石(単位)

昨日の「有職読み」で思い出したけれど、似たようなケース(常識でもなんでもないのに常識であるかのように説明される)に「石(単位)」がある。

1石は下位単位では10斗にあたり、同じく100升、1,000合に相当する。米1合がおおむね大人の1食分とされているので、1石は社会構成員1人が1年間に消費する量にほぼ等しいと見なされ、示準として換算されてきた(365日×3合/日=1095合。ただし、東アジアで広く使われていた太陰太陽暦では1年の日数は年によって異なる)。

石 (単位) - Wikipedia


このソースはおそらく井沢元彦の『逆説の日本史(1)』で、そこに、

 ここで人間が一日に食べる米の量を考えてみる。一日一食として一回一合、これだと一日二合になる。少な過ぎる気もするのでもう一合増して、一日三合としようか。すると一年は三百六十日だから、三合×三百六十日で千八十合となる。これは約一石(千合)だ。
 これは偶然の一致だろうか。実は違う。一石というのは一人の人間が一年(三百六十日)に食べる米の量を基準にして定めた単位なのだ。

と書いてある。「逆説の日本史」だから「逆説」を載せたのかといえば、そうではない。というのも、これは

板倉氏の論証は「歴史の見方考え方」(仮説社刊)に詳しく述べられているが、それを紹介する前に、少し予備知識を述べておきたい。

と板倉氏の説としてではなく、「予備知識」だとして書かれているからだ。


しかし、これは『歴史の見方考え方』(板倉聖宣)に書かれている板倉氏の説であって、定説でも常識でもない。俺の調べた限りでは、そのような説明がされている事典類は存在しない。

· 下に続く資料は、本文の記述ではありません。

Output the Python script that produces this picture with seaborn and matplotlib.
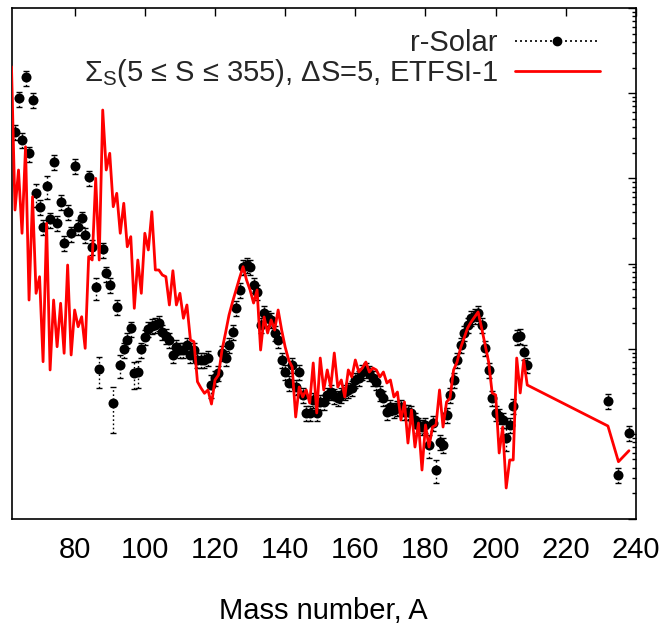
import numpy as np
import pandas as pd
import matplotlib
matplotlib.use("Agg")
import matplotlib.pyplot as plt
import seaborn as sns
from matplotlib.lines import Line2D
from matplotlib.ticker import LogLocator, NullFormatter

# ---------------- data ----------------
# r-process solar abundances, log10 scale
solar_A = list(range(63, 210)) + [232, 235, 238]
solar_log10 = [
    1.547, 1.940, 1.450, 2.186, 1.294, 1.920, 0.824, 0.667, 0.432, 0.910,   # 63-72
    0.519, 1.195, 0.479, 0.726, 0.244, 0.608, 0.355, 1.145, 0.432, 0.531,   # 73-82
    0.335, 1.012, 0.197, -0.279, -1.242, 0.167, -0.115, -0.252, -1.641, -0.507,  # 83-92
    -1.192, -1.007, -0.898, -0.761, -1.289, -1.270, -1.007, -0.859, -0.769, -0.734,  # 93-102
    -0.722, -0.699, -0.804, -0.851, -0.898, -1.074, -0.980, -1.016, -1.016, -0.957,  # 103-112
    -1.074, -1.016, -1.133, -1.133, -1.133, -1.110, -1.427, -1.344, -1.286, -1.051,  # 113-122
    -1.110, -0.957, -0.804, -0.522, -0.311, -0.041, -0.018, -0.041, -0.252, -0.335,  # 123-132
    -0.722, -0.581, -0.640, -0.663, -0.816, -0.898, -1.133, -1.274, -1.403, -1.192,  # 133-142
    -1.450, -1.274, -1.544, -1.755, -1.755, -1.603, -1.755, -1.626, -1.626, -1.544,  # 143-152
    -1.509, -1.556, -1.579, -1.544, -1.509, -1.485, -1.462, -1.368, -1.344, -1.274,  # 153-162
    -1.250, -1.286, -1.344, -1.391, -1.520, -1.579, -1.744, -1.685, -1.720, -1.697,  # 163-172
    -1.685, -1.744, -1.744, -1.755, -1.838, -1.896, -1.920, -1.896, -2.131, -1.873,  # 173-182
    -2.425, -2.096, -2.131, -1.779, -1.544, -1.368, -1.133, -0.957, -0.816, -0.722,  # 183-192
    -0.640, -0.616, -0.581, -0.722, -0.992, -1.250, -1.579, -1.755, -1.791, -1.838,  # 193-202
    -2.049, -1.896, -1.673, -0.863, -0.851, -1.039, -1.192,                          # 203-209
    -1.614, -2.483, -1.987,                                                          # 232, 235, 238
]
# relative errors (default read ~20 %, larger where the bars are long)
solar_rel_err_default = 0.2
solar_rel_err_special = {69: 0.3, 72: 0.3, 86: 0.3, 87: 0.4, 91: 0.55, 93: 0.3,
                         97: 0.35, 98: 0.35, 119: 0.3, 181: 0.3, 183: 0.3, 203: 0.3}

# summed ETFSI-1 calculation, log10 scale
model_A = list(range(62, 210)) + [232, 235, 238]
model_log10 = [
    2.311, 0.628, 1.098, 0.355, 1.371, -0.429, 0.784, -0.350, -0.155, -1.153,  # 62-71
    0.472, -1.250, -0.429, -0.977, -0.467, -1.054, -0.018, -1.074, -0.546, -0.742,  # 72-81
    -0.625, -0.996, 0.080, 0.041, 1.000, 0.041, 1.802, 1.098, 1.294, 0.667,  # 82-91
    0.824, 0.355, 0.707, 0.197, 0.315, -0.526, 0.041, -0.350, 0.355, 0.159,  # 92-101
    0.608, -0.076, -0.076, -0.135, -0.155, -0.487, -0.085, -0.487, -0.350, -0.643,  # 102-111
    -0.487, -0.898, -0.918, -1.388, -1.462, -1.524, -1.485, -1.650, -1.368, -1.309,  # 112-121
    -1.016, -0.816, -0.605, -0.452, -0.311, -0.170, -0.038, -0.194, -0.311, -0.464,  # 122-131
    -0.311, -1.016, -0.628, -0.816, -0.663, -0.781, -0.546, -0.781, -0.980, -1.133,  # 132-141
    -1.215, -1.802, -1.450, -1.567, -1.485, -1.638, -1.168, -1.755, -1.110, -1.485,  # 142-151
    -1.250, -1.450, -1.051, -1.450, -1.368, -1.567, -1.250, -1.333, -1.133, -1.274,  # 152-161
    -1.227, -1.157, -1.274, -1.227, -1.250, -1.333, -1.274, -1.403, -1.368, -1.567,  # 162-171
    -1.509, -1.838, -1.626, -2.108, -1.720, -2.155, -1.873, -2.425, -1.896, -2.155,  # 172-181
    -1.920, -1.896, -1.485, -1.920, -1.626, -1.579, -1.250, -1.157, -0.992, -0.875,  # 182-191
    -0.757, -0.687, -0.628, -0.569, -0.757, -0.957, -1.157, -1.520, -1.544, -2.225,  # 192-201
    -1.920, -2.636, -2.307, -2.307, -1.110, -1.520, -1.133, -1.427,                  # 202-209
    -1.908, -2.327, -2.198,                                                          # 232, 235, 238
]

x_ticks = [80, 100, 120, 140, 160, 180, 200, 220, 240]
x_label = "Mass number, A"
legend_solar = "r-Solar"
legend_model = r"$\Sigma_\mathrm{S}$(5 ≤ S ≤ 355), ΔS=5, ETFSI-1"

# ---------------- build tables ----------------
solar = pd.DataFrame({"A": solar_A, "Y": 10.0 ** np.array(solar_log10)})
solar["rel"] = [solar_rel_err_special.get(a, solar_rel_err_default) for a in solar_A]
model = pd.DataFrame({"A": model_A, "Y": 10.0 ** np.array(model_log10)})

# ---------------- style ----------------
sns.set_theme(style="white")
plt.rcParams["font.family"] = ["Liberation Sans", "DejaVu Sans"]
plt.rcParams["mathtext.fontset"] = "custom"
plt.rcParams["mathtext.rm"] = "Liberation Sans"
plt.rcParams["mathtext.it"] = "Liberation Sans:italic"
plt.rcParams["mathtext.bf"] = "Liberation Sans:bold"

fig = plt.figure(figsize=(6.68, 6.28), dpi=100)
ax = fig.add_axes([11.5 / 668, 1 - 519 / 628, (636 - 11.5) / 668, (519 - 8) / 628])

# error bars (dotted, gnuplot-like)
eb = ax.errorbar(solar["A"], solar["Y"], yerr=solar["Y"] * solar["rel"], fmt="none",
                 ecolor="black", elinewidth=1.0, capsize=2.5, capthick=1.0, zorder=2)
for lc in eb[2]:
    lc.set_linestyle((0, (1.2, 1.8)))

sns.scatterplot(data=solar, x="A", y="Y", color="black", s=52, linewidth=0,
                marker="o", ax=ax, zorder=3, legend=False)
sns.lineplot(data=model, x="A", y="Y", color="red", linewidth=2.0, sort=False,
             estimator=None, ax=ax, zorder=4, legend=False)

ax.set_yscale("log")
ax.set_ylim(1e-3, 1e3)
ax.set_xlim(62, 240)
ax.set_xticks(x_ticks)
ax.set_xticklabels([str(t) for t in x_ticks])
ax.yaxis.set_major_locator(LogLocator(base=10, numticks=20))
ax.yaxis.set_minor_locator(LogLocator(base=10, subs=np.arange(2, 10), numticks=20))
ax.yaxis.set_minor_formatter(NullFormatter())
ax.tick_params(axis="both", which="both", direction="in", top=True, right=True,
               labelleft=False, colors="black", labelsize=21, pad=12)
ax.tick_params(axis="both", which="major", length=6, width=1.0)
ax.tick_params(axis="both", which="minor", length=3, width=1.0)
ax.set_ylabel("")
ax.set_xlabel(x_label, fontsize=21, labelpad=24, color="black")
for s in ax.spines.values():
    s.set_color("black")
    s.set_linewidth(1.2)

h1 = Line2D([], [], color="black", ls=(0, (1.2, 1.8)), lw=1.2, marker="o", markersize=6)
h2 = Line2D([], [], color="red", lw=2.0)
ax.legend([h1, h2], [legend_solar, legend_model], loc="upper right",
          bbox_to_anchor=(0.942, 0.958), frameon=False, markerfirst=False,
          handlelength=2.9, handletextpad=0.6, fontsize=21, labelspacing=0.0,
          borderpad=0, borderaxespad=0, numpoints=1)

fig.savefig("out.png", dpi=100)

ちなみに一人の人間が1年に食べる米の量を一石とするというのは、吉田東伍が、日本の歴史人口を推定する際に便宜上用いたものであるが、実際吉田東伍の時代には米の生産量と人口がほぼ一致していたけれども、それはたまたま一致していただけであって、現在ではこの人口推計は修正されている。


(参考)
石高と人口


※ただし板倉氏の説が間違ってるといいたいわけではない。太古に石の単位を最初に決めた際にこういう発想があった可能性はあるかもしれない。それは俺にはわからない。しかし、仮にそうだとしても、証拠は存在しないし、その発想自体が遥か大昔に忘れ去られていて、人々の間に一石が一人が一年に消費する量だという認識はなく、基準にもなっていなかっただろうという話。


(追記5/2)
上に参考リンクを貼った「石高と人口」を書いた人は良く見ればつい先日言及した「雑記帳」の人ですね。びっくりした。